Multi-cluster operations (a DR migration that copies an application from cluster A to cluster B) are not lost in the one-per-cluster model; they are coordinated by Odoo. Odoo issues two Operation CRs (one on each cluster) and watches their statuses. The orchestration logic lives in Odoo, where it belongs — vWorkspace Server is the place a human declares intent — not in a cluster-local operator that happens to have access to two clusters.

Decision

Each Kubernetes cluster runs exactly one instance of vworkspace-operator. The operator manages only the cluster it is running on. It does not hold credentials for any other cluster. Cross-cluster coordination is Odoo's job.

Concretely:

  • The bundle's Helm chart installs one operator deployment with replicas: 1 (plus leader election for safe rolling upgrade). It does not support a multi-cluster controller mode.
  • The operator's Cluster CR is a singleton per cluster, named after the cluster's identity. There is no list of clusters in the operator's API; the cluster knows itself.
  • The operator's RBAC (../security/rbac.md) is scoped to its own cluster. There is no kubeconfig mounted into the operator pod for a different cluster.
  • Multi-cluster operations are expressed as multiple Operation CRs, one per cluster, coordinated by Odoo.

This decision is recorded here as a constraint that other decisions inherit. The connectivity model (ADR 0003) and the CRD design (ADR 0004) both assume one operator per cluster; relaxing this would require revisiting both.

Consequences

Bounded blast radius. A compromised operator pod compromises one cluster, not a fleet. The credential blast radius is one cluster's bootstrap credential (../security/authentication.md), not a kubeconfig collection.

Cluster autonomy. The cluster's reconciliation loop runs whether Odoo is up or not. Applications stay up during control plane outages. New intent waits until the control plane is reachable; existing desired state continues to reconcile. This is the explicit goal of the Pull-mode design.

One operator version per cluster. Each cluster has its own operator version. Staged rollouts and per-cluster pinning (../operate/upgrades.md) are natural. An operator upgrade on one cluster does not affect any other.

Per-cluster RBAC and policy. Each cluster has its own RBAC, its own admission webhook, its own allowed-namespaces list, its own allowed-operation-templates list. Multi-tenancy inside the operator is not a concern; the cluster is the tenancy boundary.

Odoo manages many clusters. The fan-out from "one human declares intent" to "many clusters reconcile" lives in Odoo.
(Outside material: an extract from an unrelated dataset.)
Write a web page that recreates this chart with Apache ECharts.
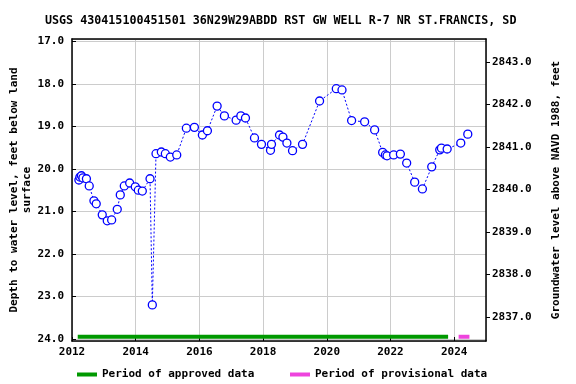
<!DOCTYPE html>
<html>
<head>
<meta charset="utf-8">
<script src="https://cdn.jsdelivr.net/npm/echarts@6/dist/echarts.min.js"></script>
<style>html,body{margin:0;padding:0;background:#fff}#c{width:576px;height:384px}</style>
</head>
<body>
<div id="c"></div>
<script>
const titleText = 'USGS 430415100451501 36N29W29ABDD RST GW WELL R-7 NR ST.FRANCIS, SD';
const years = [2012.217,2012.248,2012.296,2012.343,2012.453,2012.541,2012.689,2012.761,2012.950,2013.107,
  2013.245,2013.421,2013.516,2013.642,2013.811,2013.987,2014.082,2014.208,2014.450,2014.522,
  2014.638,2014.805,2014.931,2015.088,2015.289,2015.591,2015.843,2016.094,2016.252,2016.557,
  2016.786,2017.154,2017.302,2017.447,2017.730,2017.950,2018.233,2018.264,2018.516,2018.623,
  2018.748,2018.925,2019.239,2019.774,2020.299,2020.478,2020.780,2021.189,2021.503,2021.755,
  2021.840,2021.893,2022.101,2022.311,2022.509,2022.761,2023.003,2023.296,2023.547,2023.601,
  2023.780,2024.208,2024.428];
const depths = [20.26,20.19,20.16,20.21,20.23,20.40,20.75,20.82,21.08,21.22,
  21.20,20.95,20.61,20.40,20.33,20.42,20.50,20.52,20.23,23.20,
  19.64,19.60,19.64,19.72,19.67,19.04,19.02,19.20,19.10,18.52,
  18.75,18.85,18.75,18.80,19.27,19.42,19.56,19.42,19.20,19.25,
  19.39,19.57,19.42,18.40,18.11,18.14,18.86,18.89,19.08,19.61,
  19.67,19.69,19.67,19.65,19.86,20.31,20.47,19.95,19.55,19.51,
  19.53,19.39,19.18];
const approvedPeriod = [2012.18, 2023.81];
const provisionalPeriod = [2024.14, 2024.48];
const periodLevel = 23.95;
const datumOffset = 2860.48; // land surface elevation: level = datum - depth
const depthMin = 16.94, depthMax = 24.05;
const xMin = 2012, xMax = 2025, xStep = 2;

const font = 'DejaVu Sans Mono';
const chart = echarts.init(document.getElementById('c'));
chart.setOption({
  animation: false,
  backgroundColor: '#fff',
  title: {
    text: titleText, left: 40, top: 10,
    textStyle: {fontFamily: font, fontWeight: 'bold', fontSize: 11.7, color: '#000'}
  },
  grid: {left: 72, right: 90, top: 39, bottom: 43, containLabel: false, outerBoundsMode: 'none'},
  legend: [
    {data: [{name: 'Period of approved data'}], left: 72, top: 364, icon: 'rect', itemWidth: 20, itemHeight: 4,
     textStyle: {fontFamily: font, fontWeight: 'bold', fontSize: 11, color: '#000'}},
    {data: [{name: 'Period of provisional data'}], left: 285, top: 364, icon: 'rect', itemWidth: 20, itemHeight: 4,
     textStyle: {fontFamily: font, fontWeight: 'bold', fontSize: 11, color: '#000'}}
  ],
  xAxis: [{
    type: 'value', min: xMin, max: xMax, interval: xStep, position: 'bottom',
    axisLine: {show: true, onZero: false, lineStyle: {color: '#000', width: 1.5}},
    axisTick: {show: true, inside: true, length: 4, lineStyle: {color: '#000'}},
    axisLabel: {fontFamily: font, fontWeight: 'bold', fontSize: 11, color: '#000', margin: 6,
      showMaxLabel: false, formatter: v => String(v)},
    splitLine: {show: true, lineStyle: {color: '#cccccc', width: 1}}
  }, {
    type: 'value', min: xMin, max: xMax, interval: xStep, position: 'top',
    axisLine: {show: true, onZero: false, lineStyle: {color: '#000', width: 1.5}},
    axisTick: {show: false}, axisLabel: {show: false}, splitLine: {show: false}
  }],
  yAxis: [{
    type: 'value', inverse: true, min: depthMin, max: depthMax, splitNumber: 7, position: 'left',
    name: 'Depth to water level, feet below land\nsurface', nameLocation: 'middle', nameRotate: 90, nameGap: 38,
    nameMoveOverlap: false,
    nameTextStyle: {fontFamily: font, fontWeight: 'bold', fontSize: 11, color: '#000', lineHeight: 13},
    axisLine: {show: true, onZero: false, lineStyle: {color: '#000', width: 1.5}},
    axisTick: {show: true, inside: true, length: 4, lineStyle: {color: '#000'}},
    axisLabel: {fontFamily: font, fontWeight: 'bold', fontSize: 11, color: '#000', margin: 8,
      showMinLabel: false, showMaxLabel: false, formatter: v => v.toFixed(1)},
    splitLine: {show: true, lineStyle: {color: '#cccccc', width: 1}}
  }, {
    type: 'value', min: datumOffset - depthMax, max: datumOffset - depthMin, splitNumber: 7, position: 'right',
    name: 'Groundwater level above NAVD 1988, feet', nameLocation: 'middle', nameRotate: 90, nameGap: 65,
    nameMoveOverlap: false,
    nameTextStyle: {fontFamily: font, fontWeight: 'bold', fontSize: 11, color: '#000'},
    axisLine: {show: true, onZero: false, lineStyle: {color: '#000', width: 1.5}},
    axisTick: {show: true, inside: false, length: 4, lineStyle: {color: '#000'}},
    axisLabel: {fontFamily: font, fontWeight: 'bold', fontSize: 11, color: '#000', margin: 6,
      showMinLabel: false, showMaxLabel: false, formatter: v => v.toFixed(1)},
    splitLine: {show: false}
  }],
  series: [{
    name: 'levels', type: 'line', xAxisIndex: 0, yAxisIndex: 0,
    data: years.map((y, i) => [y, depths[i]]),
    symbol: 'circle', symbolSize: 8,
    lineStyle: {color: '#0000ff', width: 1, type: [2, 2]},
    itemStyle: {color: '#ffffff', borderColor: '#0000ff', borderWidth: 1.3},
    z: 5
  }, {
    name: 'Period of approved data', type: 'line', xAxisIndex: 0, yAxisIndex: 0,
    data: approvedPeriod.map(x => [x, periodLevel]), symbol: 'none',
    lineStyle: {color: '#009900', width: 4}, itemStyle: {color: '#009900'}
  }, {
    name: 'Period of provisional data', type: 'line', xAxisIndex: 0, yAxisIndex: 0,
    data: provisionalPeriod.map(x => [x, periodLevel]), symbol: 'none',
    lineStyle: {color: '#ee44dd', width: 4}, itemStyle: {color: '#ee44dd'}
  }]
});
</script>
</body>
</html>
The Cluster Registry in vWorkspace Server is the place an operator sees the fleet; the operator on each cluster is unaware of the others.

Cross-cluster work is coordinated centrally. A DR migration between two clusters is two Operation CRs (on the source and the destination), watched by Odoo. The cluster-local operators do not talk to each other; they only talk to Odoo. This is appropriate: cross-cluster coordination is a control-plane concern, not a controller concern.

Resource cost per cluster. Each cluster runs the operator and the bundled controllers (~0.5 CPU, ~512 MiB memory). For a fleet of hundreds of clusters, this footprint multiplied is non-trivial but justified by the security and reliability properties above.

This ADR pairs with 0003 and 0004. Pull mode (0003) is the connectivity model that lets one-operator-per-cluster work over outbound HTTPS. The two CRDs (0004) are the contract Odoo and each cluster operator share; they are the same two CRDs on every cluster, so Odoo's code is uniform across the fleet.

Revisiting requires a new ADR. A future direction in which the project supports a multi-cluster controller (for example, for orgs that explicitly prefer a centralized model and accept the credential trade-off) would land as a new ADR superseding this one. We expect this not to happen in the foreseeable future; the project's audience is self-hosted by design.